Goal of the exercise ->
Locate the lines of the listing below that hold "React", then copy each of them.

Material ->

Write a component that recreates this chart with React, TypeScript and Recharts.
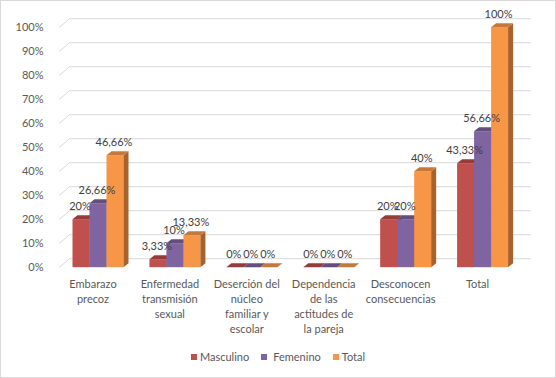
import React from "react";
import { BarChart, Bar, XAxis, YAxis, CartesianGrid, LabelList } from "recharts";

const categories = [
  "Embarazo precoz",
  "Enfermedad transmisión sexual",
  "Deserción del núcleo familiar y escolar",
  "Dependencia de las actitudes de la pareja",
  "Desconocen consecuencias",
  "Total",
];
const categoryLines = [
  ["Embarazo", "precoz"],
  ["Enfermedad", "transmisión", "sexual"],
  ["Deserción del", "núcleo", "familiar y", "escolar"],
  ["Dependencia", "de las", "actitudes de", "la pareja"],
  ["Desconocen", "consecuencias"],
  ["Total"],
];
const masculino = [20, 3.33, 0, 0, 20, 43.33];
const femenino = [26.66, 10, 0, 0, 20, 56.66];
const total = [46.66, 13.33, 0, 0, 40, 100];
const yTicks = [0, 10, 20, 30, 40, 50, 60, 70, 80, 90, 100];

const seriesInfo = [
  { key: "masculino", name: "Masculino", front: "#C0504D", top: "#963B38", side: "#8C3734" },
  { key: "femenino", name: "Femenino", front: "#8064A2", top: "#634E7E", side: "#5C4876" },
  { key: "total", name: "Total", front: "#F79646", top: "#C5783A", side: "#A8622C" },
];

const data = categories.map((c, i) => ({
  category: c,
  idx: i,
  masculino: masculino[i],
  femenino: femenino[i],
  total: total[i],
}));

const FONT = "Lato, 'Liberation Sans', sans-serif";
const DX = 5;
const DY = 4;
const GX = 10;
const GY = 8.5;

const make3D = (front: string, top: string, side: string) => (props: any) => {
  const { x, y, width, height } = props;
  if (x == null || y == null) return <g />;
  const h = Math.max(0, height || 0);
  const w = width;
  return (
    <g>
      <rect x={x} y={y} width={w} height={h} fill={front} />
      <polygon
        points={`${x + w},${y} ${x + w + DX},${y - DY} ${x + w + DX},${y + h - DY} ${x + w},${y + h}`}
        fill={side}
      />
      <polygon
        points={`${x},${y} ${x + DX},${y - DY} ${x + w + DX},${y - DY} ${x + w},${y}`}
        fill={top}
      />
    </g>
  );
};

const fmt = (v: number) => `${String(v).replace(".", ",")}%`;

const renderLabel = (p: any) => {
  const { x, y, width, value } = p;
  return (
    <text
      x={x + width / 2 - 1}
      y={y - 9}
      textAnchor="middle"
      fontFamily={FONT}
      fontSize={11}
      fill="#404040"
    >
      {fmt(value)}
    </text>
  );
};

const XTick = (props: any) => {
  const { x, y, index } = props;
  const lines = categoryLines[index] || [];
  return (
    <text x={x - 5} y={y + 21} textAnchor="middle" fontFamily={FONT} fontSize={11} fill="#595959">
      {lines.map((l: string, i: number) => (
        <tspan key={i} x={x - 5} dy={i === 0 ? 0 : 14.8}>
          {l}
        </tspan>
      ))}
    </text>
  );
};

const gridLine = (p: any) => {
  const { x1, y1, x2, y2 } = p;
  return (
    <g key={p.key}>
      <line x1={x1} y1={y1} x2={x1 + GX} y2={y1 - GY} stroke="#D9D9D9" strokeWidth={1} />
      <line x1={x1 + GX} y1={y1 - GY} x2={x2 + GX} y2={y2 - GY} stroke="#D9D9D9" strokeWidth={1} />
    </g>
  );
};

export default function App() {
  return (
    <div
      style={{
        position: "absolute",
        left: 0,
        top: 0,
        width: 556,
        height: 378,
        background: "#fff",
      }}
    >
      <BarChart
        width={556}
        height={378}
        data={data}
        margin={{ top: 27.2, right: 35, left: 0, bottom: 30.8 }}
        barGap={0}
        barSize={17}
      >
        <CartesianGrid vertical={false} horizontal={gridLine} />
        <XAxis
          dataKey="category"
          axisLine={false}
          tickLine={false}
          tickSize={0}
          tickMargin={0}
          height={80}
          interval={0}
          tick={<XTick />}
        />
        <YAxis
          domain={[0, 100]}
          ticks={yTicks}
          axisLine={false}
          tickLine={false}
          tickSize={0}
          tickMargin={16}
          width={59.5}
          interval={0}
          tickFormatter={(v: number) => `${v}%`}
          tick={{ fontFamily: FONT, fontSize: 11, fill: "#595959" }}
        />
        {seriesInfo.map((s) => (
          <Bar
            key={s.key}
            dataKey={s.key}
            name={s.name}
            fill={s.front}
            isAnimationActive={false}
            shape={make3D(s.front, s.top, s.side)}
          >
            <LabelList dataKey={s.key} content={renderLabel} />
          </Bar>
        ))}
      </BarChart>
      <div
        style={{
          position: "absolute",
          left: 0,
          top: 349,
          width: 556,
          display: "flex",
          justifyContent: "center",
          alignItems: "center",
          fontFamily: FONT,
          fontSize: 11,
          color: "#595959",
          lineHeight: "16px",
        }}
      >
        {seriesInfo.map((s, i) => (
          <div key={s.key} style={{ display: "flex", alignItems: "center", marginLeft: i === 0 ? 0 : 12 }}>
            <span style={{ display: "inline-block", width: 6, height: 6, background: s.front, marginRight: i === 1 ? 6 : 3 }} />
            <span>{s.name}</span>
          </div>
        ))}
      </div>
      <div
        style={{
          position: "absolute",
          left: 0,
          top: 0,
          width: 556,
          height: 378,
          boxSizing: "border-box",
          border: "1px solid #D9D9D9",
          pointerEvents: "none",
        }}
      />
    </div>
  );
}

Answer to the exercise ->
Write a component that recreates this chart with React, TypeScript and Recharts.
import React from "react";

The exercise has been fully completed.